No love for the parliamentarian
A key argument made by California is that the Senate parliamentarian and the General Accounting Office both offered opinions that the waivers were not subject to Congressional review.
But the DOJ argument essentially gives the parliamentarian the back of its hand. Noting that the California lawsuit uses the word parliamentarian 113 times in its complaint, the DOJ diminishes the role of that office. “The Senate parliamentarian is not mentioned in the Constitution, and thus does not have the last word on Senate procedure—the Senate does,” the DOJ said.
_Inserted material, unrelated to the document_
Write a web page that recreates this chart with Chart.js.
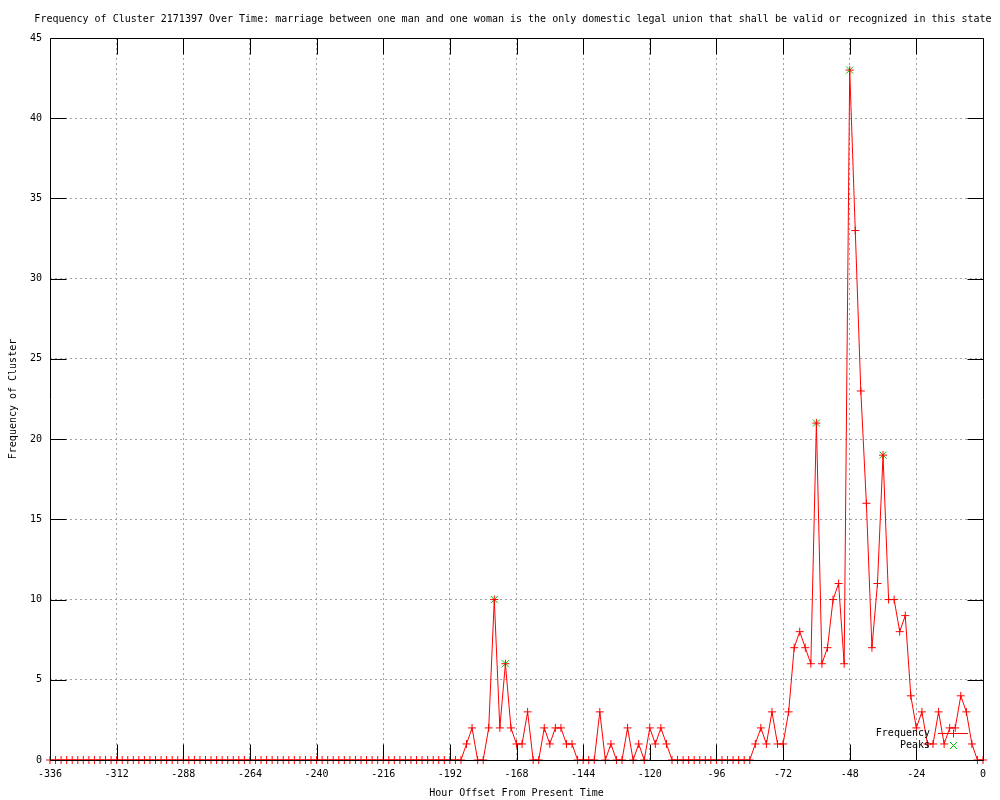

Even if the EPA had not submitted the waivers for review, the DOJ argues the Congress could have taken the identical steps it did in overturning them. “Nor, for that matter, does EPA have any constitutional role in the enactment of legislation,” the DOJ brief says. “Congress could have passed laws disapproving of these waivers without any involvement from EPA, or by explicitly disagreeing with EPA’s interpretation of the CRA.” It adds that Congress does that “routinely.”
California has not withdrawn the now waiverless rules in the wake of the Congressional action. After the CRA vote, the California Air Resources Board (CARB) did make minor amendments to the Advanced Clean Truck program. The changes mostly redefine various methods for generating the credits that under the ACT would allow a company to reach the regulatory milestones needed to comply with the law.
The ACT is a series of standards going out roughly 20 years by which OEMs would need to sell an increasing percentage of zero emission vehicles (ZEVs) into the state.
Making the California dispute with the federal government more complicated are the number of other states that have vowed to follow California’s lead. Ten of them are plaintiffs with the Golden State in their lawsuit against the federal government.
Clean Truck Rule dispute operating in parallel
Keeping the litigation related to the waiver rescission straight without a scorecard can be challenging.
The other California-based lawsuit tied to the Congressional action on the ACT will impact the future of the Clean Truck Partnership.
That deal between California and several truck OEMs saw California easing up on some regulations, including the NOx rule under the Omnibus NOx rule, in exchange for OEM agreement on other parts of the ACT and a pledge not to challenge them in court.
Now tethered to that deal, the OEMs see a mandate to sell an increasing number of ZEV vehicles into markets that for now and maybe into the future will have no mechanism to compel those purchases absent the ACT..
The lawsuit filed by the OEMs, with Daimler North America as the lead plaintiff, seeks to extricate the equipment makers from the deal they signed because of the potential demise in the ACT that underpinned the pact. It is a situation they have called “impossible.”
The latest development in that case, which is in the U.S. District Court for the Eastern District of California, is that the OEMs are asking the court to expedite a hearing to October 17 on their motion to stop CARB from enforcing any aspect of the ACT.
The federal government is seeking to be an intervenor in that case on behalf of the OEM plaintiffs.